Frequently Asked Questions

What are the main differences in anonymity and security?

Tor provides anonymity by routing your traffic through a series of volunteer-operated nodes, making it difficult to trace back to its origin. In contrast, a VPN encrypts your data and sends it through a single VPN server, hiding your IP address. While both can enhance privacy, Tor is considered more anonymous than VPN due to its multi-layered approach.

How do their connection speeds compare?

In general, VPNs are faster than Tor because VPNs only route your data through one server, while Tor bounces your data through multiple nodes. However, VPN speed may vary depending on the provider.

Which is better for bypassing censorship or geo-restrictions?

VPNs are more suitable for bypassing censorship and geo-restrictions, as you can choose a server in a specific country to access content that’s blocked in your location. While you can technically use Tor for this purpose, it’s less reliable and slower due to the random nature of Tor circuits.

Can they be used simultaneously for enhanced privacy?

Yes, you can use Tor over VPN or VPN over Tor for additional privacy.
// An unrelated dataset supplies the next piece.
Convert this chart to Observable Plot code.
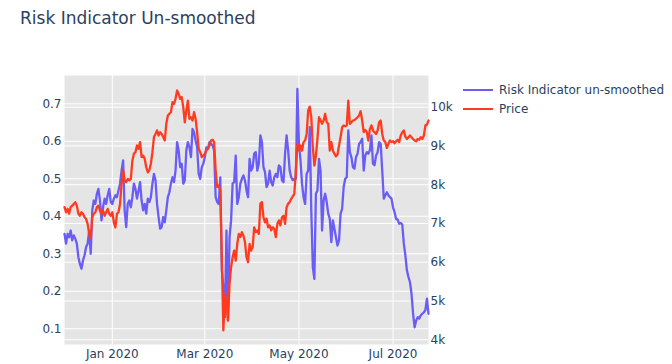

Tor over VPN enables you to access the Tor network while hiding your usage from your ISP, while VPN over Tor helps keep your traffic from being traced back to you by the VPN provider.

How do their costs and ease of use differ?

Tor is a free, open-source software that can be easily downloaded and used. On the other hand, VPNs usually require a subscription, though there are some free options available. In terms of ease of use, both Tor and VPNs have user-friendly interfaces, but VPNs are often considered simpler to set up and use.

Which has a wider range of supported devices and platforms?

VPNs generally have better compatibility with various devices and platforms, as they often support a wide range of operating systems such as Windows, macOS, Android, and iOS. Tor is primarily available for desktop platforms, although there is a mobile app called Orbot for Android. iOS users can opt for the Onion Browser, but it doesn’t offer the same level of anonymity as Tor on desktop platforms.